Os problemas de segurança acabam criando impactos indiretos em outras áreas, como de logística, acrescentou Trece. Hoje vias e avenidas do Rio foram fechadas por barricadas montadas por criminosos. Também houve fechamento de comércios e de universidades.”
Em nota, a Federação das Indústrias do Estado do Rio de Janeiro (Firjan) afirmou: “É urgente garantir que as pessoas possam viver e trabalhar em um ambiente de paz. A segurança pública interfere diretamente no desenvolvimento de um território e das pessoas que nele vivem. Segundo pesquisa recente da Firjan, dois em cada três empresários fluminenses consideram questões de segurança na hora de decidir seus investimentos. O problema de insegurança é nacional e não exclusivo do Rio de Janeiro. Por isso defendemos uma integração e ações de inteligência dos governos federal, estadual e municipais para enfrentar o crime organizado.”
Josier Vilar, presidente da Associação Comercial do Rio de Janeiro (ACRJ), também defendeu uma atuação conjunta das autoridades: “Obviamente que uma crise como a que estamos vivendo hoje é muito ruim para quem aqui vive, trabalha ou deseja investir. Por isso, a ACRJ já se posicionou a favor da urgente avaliação e aprovação da PEC da Segurança pelo Congresso Nacional, bem como pela constitucionalização do SUSP. As forças de segurança de municipios, Estados e federal precisam atuar em conjunto e com dados e inteligência integrados.”
O setor hoteleiro tentava medir as consequências. Alfredo Lopes, presidente do HotéisRio, admitiu que a megaoperação policial e seus efeitos são negativos para a imagem do Rio: “É um desgaste. Talvez pudesse ter sido feito antes do início da alta temporada que vai se dar agora com o verão, no caso do turismo”. Lopes reconheceu, porém, que ações para melhorar a segurança são necessárias.

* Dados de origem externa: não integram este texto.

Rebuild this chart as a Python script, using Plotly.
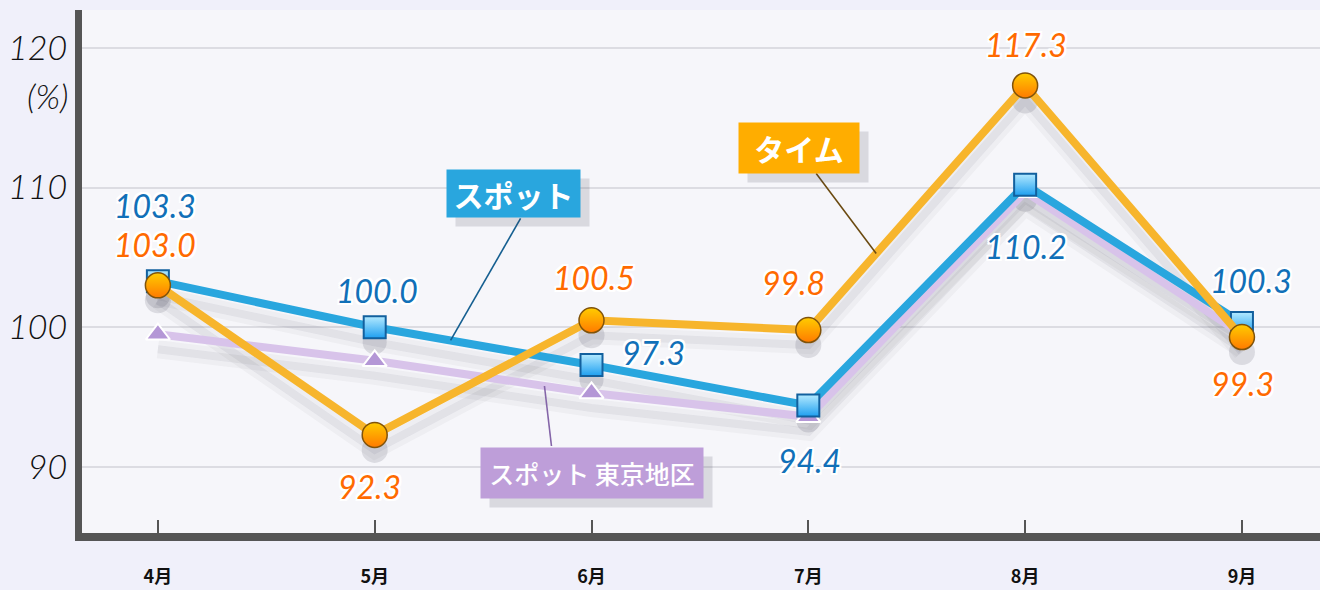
import plotly.graph_objects as go

# ---------------- data ----------------
months = ["4月", "5月", "6月", "7月", "8月", "9月"]
time_vals = [103.0, 92.3, 100.5, 99.8, 117.3, 99.3]       # タイム
spot_vals = [103.3, 100.0, 97.3, 94.4, 110.2, 100.3]      # スポット
tokyo_vals = [99.5, 97.6, 95.3, 93.6, 109.7, 99.5]        # スポット 東京地区
y_tick_vals = [90, 100, 110, 120]
y_tick_text = ["90", "100", "110", "120"]

# ---------------- style ----------------
W, H = 1320, 590
M_L, M_R, M_T, M_B = 82, 0, 10, 57
Y_RANGE = [85.28, 122.7]
X_RANGE = [-0.35, 5.36]
PX_PER_UNIT = (H - M_T - M_B) / (Y_RANGE[1] - Y_RANGE[0])

BLUE_LINE = "#29a6de"
ORANGE_LINE = "#f7b52c"
PURPLE_LINE = "#d8c3ea"
BLUE_TEXT = "#1170b8"
ORANGE_TEXT = "#ff6a00"

x = list(range(len(months)))

# label offsets (xshift, yshift) in px
spot_label_shift = [(-3, 76), (2, 37), (62, 13), (1, -55), (1, -62), (9, 43)]
time_label_shift = [(-3, 41), (-5, -52), (2, 43), (-15, 48), (1, 41), (1, -46)]

fig = go.Figure()

shadow_off = 15 / PX_PER_UNIT
for vals, msym, msize in [(tokyo_vals, None, 0), (spot_vals, "square", 24), (time_vals, "circle", 26)]:
    sv = [v - shadow_off for v in vals]
    fig.add_trace(go.Scatter(x=x, y=sv, mode="lines", hoverinfo="skip",
                             line=dict(color="rgba(40,40,60,0.04)", width=18), showlegend=False))
    fig.add_trace(go.Scatter(x=x, y=sv, mode="lines", hoverinfo="skip",
                             line=dict(color="rgba(40,40,60,0.06)", width=8), showlegend=False))
    if msym:
        fig.add_trace(go.Scatter(x=x, y=sv, mode="markers", hoverinfo="skip",
                                 marker=dict(symbol="circle", size=msize, color="rgba(40,40,60,0.13)"),
                                 showlegend=False))

# purple (東京地区)
fig.add_trace(go.Scatter(
    x=x, y=tokyo_vals, mode="lines+markers", name="スポット 東京地区",
    line=dict(color=PURPLE_LINE, width=8),
    marker=dict(symbol="triangle-up", size=21, color="#b497d6", line=dict(color="white", width=2)),
    showlegend=False))
# blue (スポット)
fig.add_trace(go.Scatter(
    x=x, y=spot_vals, mode="lines+markers", name="スポット",
    line=dict(color=BLUE_LINE, width=8),
    marker=dict(symbol="square", size=22, color="#b4eaff",
                gradient=dict(type="vertical", color="#1e9ff0"),
                line=dict(color="#12609e", width=2)),
    showlegend=False))
# orange (タイム)
fig.add_trace(go.Scatter(
    x=x, y=time_vals, mode="lines+markers", name="タイム",
    line=dict(color=ORANGE_LINE, width=8),
    marker=dict(symbol="circle", size=25, color="#ffcc00",
                gradient=dict(type="vertical", color="#ff7a00"),
                line=dict(color="#80530a", width=1.5)),
    showlegend=False))

halo = "2px 2px 0 #fff, -2px -2px 0 #fff, 2px -2px 0 #fff, -2px 2px 0 #fff, 0 2px 0 #fff, 0 -2px 0 #fff, 2px 0 0 #fff, -2px 0 0 #fff"
annotations = []
for i, v in enumerate(spot_vals):
    xs, ys = spot_label_shift[i]
    annotations.append(dict(x=i, y=v, text=f"{v:.1f}", showarrow=False, xshift=xs, yshift=ys,
                            font=dict(family="Lato", size=32, color=BLUE_TEXT, style="italic", shadow=halo)))
for i, v in enumerate(time_vals):
    xs, ys = time_label_shift[i]
    annotations.append(dict(x=i, y=v, text=f"{v:.1f}", showarrow=False, xshift=xs, yshift=ys,
                            font=dict(family="Lato", size=32, color=ORANGE_TEXT, style="italic", shadow=halo)))

# "(%)" unit label
annotations.append(dict(xref="paper", x=(70 - M_L) / (W - M_L - M_R), xanchor="right",
                        y=116.6, yref="y", text="(%)", showarrow=False,
                        font=dict(family="Lato", size=34, color="#111", style="italic", weight=300)))


def interp(vals, t):
    i = int(t)
    f = t - i
    return vals[i] + (vals[i + 1] - vals[i]) * f


callouts = [
    # text, values, t, line(dx,dy), box shift(dx,dy), box color, line color, w, h, font size, weight
    ("スポット", spot_vals, 1.35, (70, 122), (63, 147), "#29a6de", "#155f90", 127, 41, 30, 700),
    ("タイム", time_vals, 3.313, (-60, 80), (-77, 106), "#ffad00", "#6b4a10", 114, 44, 30, 700),
    ("スポット 東京地区", tokyo_vals, 1.783, (7, -60), (48, -87), "#be9ed9", "#8465a8", 216, 44, 25, 500),
]
shapes = []
for text, vals, t, (ldx, ldy), (bdx, bdy), bc, lc, bw, bh, fs, fw in callouts:
    ty = interp(vals, t)
    shapes.append(dict(type="line", xref="x", yref="y", xsizemode="pixel", ysizemode="pixel",
                       xanchor=t, yanchor=ty, x0=0, y0=0, x1=ldx, y1=ldy,
                       line=dict(color=lc, width=1.6), layer="above"))
    # box shadow
    annotations.append(dict(x=t, y=ty, xshift=bdx + 9, yshift=bdy - 9, text=" ", showarrow=False,
                            width=bw, height=bh, borderpad=3, bgcolor="rgba(70,70,90,0.16)"))
    annotations.append(dict(x=t, y=ty, xshift=bdx, yshift=bdy, text=text, showarrow=False,
                            width=bw, height=bh, borderpad=3, bgcolor=bc,
                            font=dict(family="Noto Sans CJK JP", size=fs, color="white", weight=fw)))

fig.update_layout(
    width=W, height=H,
    margin=dict(l=M_L, r=M_R, t=M_T, b=M_B, autoexpand=False),
    paper_bgcolor="#f0f0fa",
    plot_bgcolor="#f6f6fa",
    annotations=annotations,
    shapes=shapes,
    xaxis=dict(range=X_RANGE, tickmode="array", tickvals=x, ticktext=months,
               automargin=False,
               showgrid=False, zeroline=False,
               showline=True, linecolor="#555555", linewidth=8,
               ticks="inside", ticklen=13, tickwidth=2, tickcolor="#555555",
               ticklabelstandoff=20,
               tickfont=dict(family="Noto Sans CJK JP", size=18, color="#111", weight=700)),
    yaxis=dict(range=Y_RANGE, tickmode="array", tickvals=y_tick_vals, ticktext=y_tick_text,
               automargin=False,
               showgrid=True, gridcolor="#dcdce2", gridwidth=2, zeroline=False,
               showline=True, linecolor="#555555", linewidth=7,
               ticks="", ticklabelstandoff=1,
               tickfont=dict(family="Lato", size=34, color="#111", style="italic", weight=300)),
)

fig.write_html("out.html", config={"displayModeBar": False},
               post_script="document.body.style.margin='0';document.body.style.background='#f0f0fa';")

Fábio Bentes, economista-chefe da Confederação Nacional do Comércio de Bens, Serviços e Turismo (CNC), fez avaliação semelhante sobre os efeitos para a economia do turismo fluminense: “Essa imagem, até que seja esquecida pelos turistas estrangeiros, vai levar um tempo”, afirmou. E acrescentou: “Perdemos bastante [quando o turista estrangeiro desiste de vir ao Rio] porque o gasto do turista estrangeiro no Brasil, por viagens, é de cerca de US$ 1 mil em média”.
O economista lembrou ainda que o Brasil está registrando recordes de entrada de turistas estrangeiros este ano e deve ultrapassar a marca de mais de 8 milhões de visitantes internacionais. Até setembro, o país contabilizou mais de 7 milhões de turistas estrangeiros. “E isso [a operação policial] ocorreu às vésperas da alta temporada [de turismo, que começa em dezembro]”, acrescentou.
Mauro Osório, professor da Universidade Federal do Rio de Janeiro (UFRJ), concorda que a desestruturação pela qual o Rio passa há décadas resulta em danos à imagem da cidade e do Estado e afasta investimentos. “É uma catástrofe. Não é à toa que o Rio é uma das economias que menos crescem no país. Enquanto o setor público do Rio não for reestruturado, não vai ser invadindo favelas que vai resolver [o problema].”